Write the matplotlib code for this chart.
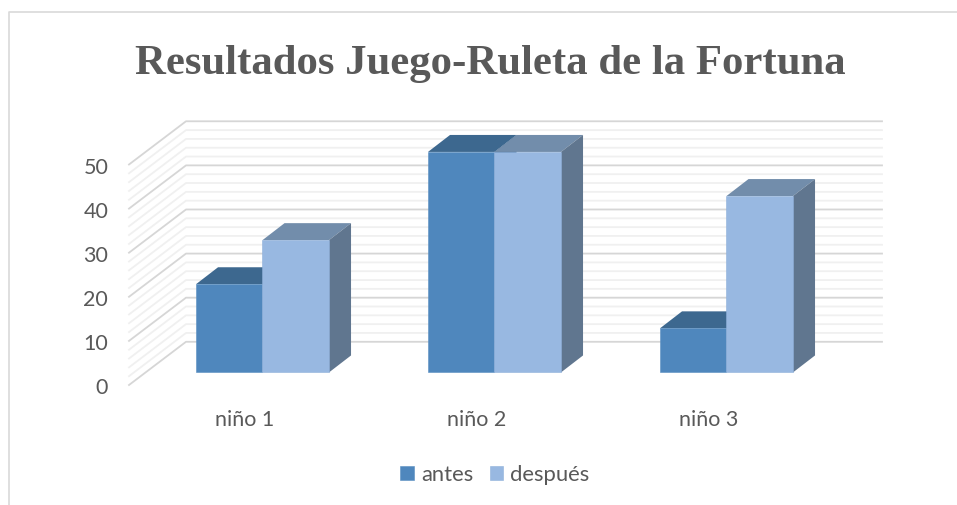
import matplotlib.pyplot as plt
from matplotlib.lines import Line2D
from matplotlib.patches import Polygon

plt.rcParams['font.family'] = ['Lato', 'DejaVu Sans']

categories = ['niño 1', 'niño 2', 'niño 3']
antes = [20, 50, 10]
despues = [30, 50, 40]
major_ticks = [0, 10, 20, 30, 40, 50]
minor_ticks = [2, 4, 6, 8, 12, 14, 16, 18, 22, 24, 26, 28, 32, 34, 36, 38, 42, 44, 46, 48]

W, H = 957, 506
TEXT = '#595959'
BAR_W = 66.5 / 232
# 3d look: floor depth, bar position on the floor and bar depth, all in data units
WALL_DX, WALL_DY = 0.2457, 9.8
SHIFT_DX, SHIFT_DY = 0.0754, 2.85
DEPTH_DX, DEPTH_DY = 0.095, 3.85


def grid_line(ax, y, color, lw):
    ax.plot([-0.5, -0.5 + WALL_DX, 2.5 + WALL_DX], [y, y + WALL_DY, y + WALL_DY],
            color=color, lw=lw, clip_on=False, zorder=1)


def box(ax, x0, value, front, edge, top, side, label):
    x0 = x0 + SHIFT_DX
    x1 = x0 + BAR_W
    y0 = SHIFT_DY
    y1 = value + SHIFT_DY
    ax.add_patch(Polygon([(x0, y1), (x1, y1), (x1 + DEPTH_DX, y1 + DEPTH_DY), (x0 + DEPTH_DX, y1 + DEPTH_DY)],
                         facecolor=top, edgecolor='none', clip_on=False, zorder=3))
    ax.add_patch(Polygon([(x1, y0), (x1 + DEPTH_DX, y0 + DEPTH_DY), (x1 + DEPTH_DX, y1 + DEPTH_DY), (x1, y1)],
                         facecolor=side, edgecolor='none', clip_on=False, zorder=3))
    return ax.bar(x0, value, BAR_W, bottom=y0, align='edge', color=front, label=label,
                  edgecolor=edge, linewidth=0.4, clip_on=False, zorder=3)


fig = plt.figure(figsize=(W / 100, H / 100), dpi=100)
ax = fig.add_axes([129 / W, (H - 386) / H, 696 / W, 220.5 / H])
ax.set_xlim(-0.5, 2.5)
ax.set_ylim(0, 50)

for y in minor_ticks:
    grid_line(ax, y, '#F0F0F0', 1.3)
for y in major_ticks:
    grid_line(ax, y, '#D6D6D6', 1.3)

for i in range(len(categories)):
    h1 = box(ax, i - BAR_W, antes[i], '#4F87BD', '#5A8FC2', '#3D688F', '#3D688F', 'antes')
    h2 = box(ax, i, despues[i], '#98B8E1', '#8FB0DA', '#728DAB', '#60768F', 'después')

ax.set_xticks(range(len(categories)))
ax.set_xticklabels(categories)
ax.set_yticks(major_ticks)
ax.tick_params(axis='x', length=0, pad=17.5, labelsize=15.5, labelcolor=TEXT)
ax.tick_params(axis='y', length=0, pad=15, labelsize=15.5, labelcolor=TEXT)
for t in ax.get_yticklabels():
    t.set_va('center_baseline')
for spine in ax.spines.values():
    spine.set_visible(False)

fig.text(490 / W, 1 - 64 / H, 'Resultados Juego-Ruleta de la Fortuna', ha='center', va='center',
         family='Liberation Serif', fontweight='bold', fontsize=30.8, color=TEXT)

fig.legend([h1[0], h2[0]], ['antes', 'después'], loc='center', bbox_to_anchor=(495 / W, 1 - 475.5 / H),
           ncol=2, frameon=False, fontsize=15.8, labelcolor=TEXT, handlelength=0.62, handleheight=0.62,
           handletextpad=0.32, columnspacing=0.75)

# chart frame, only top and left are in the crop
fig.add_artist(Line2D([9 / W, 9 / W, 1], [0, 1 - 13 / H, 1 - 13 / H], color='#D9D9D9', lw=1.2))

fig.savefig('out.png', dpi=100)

• _EXERCISE_
Please take the lines from the beginning of the data above through the line holding "44, 46, 48]" and transcribe them exactly, without any pictures.

• _RESULT OF THE EXERCISE_
Write the matplotlib code for this chart.
import matplotlib.pyplot as plt
from matplotlib.lines import Line2D
from matplotlib.patches import Polygon

plt.rcParams['font.family'] = ['Lato', 'DejaVu Sans']

categories = ['niño 1', 'niño 2', 'niño 3']
antes = [20, 50, 10]
despues = [30, 50, 40]
major_ticks = [0, 10, 20, 30, 40, 50]
minor_ticks = [2, 4, 6, 8, 12, 14, 16, 18, 22, 24, 26, 28, 32, 34, 36, 38, 42, 44, 46, 48]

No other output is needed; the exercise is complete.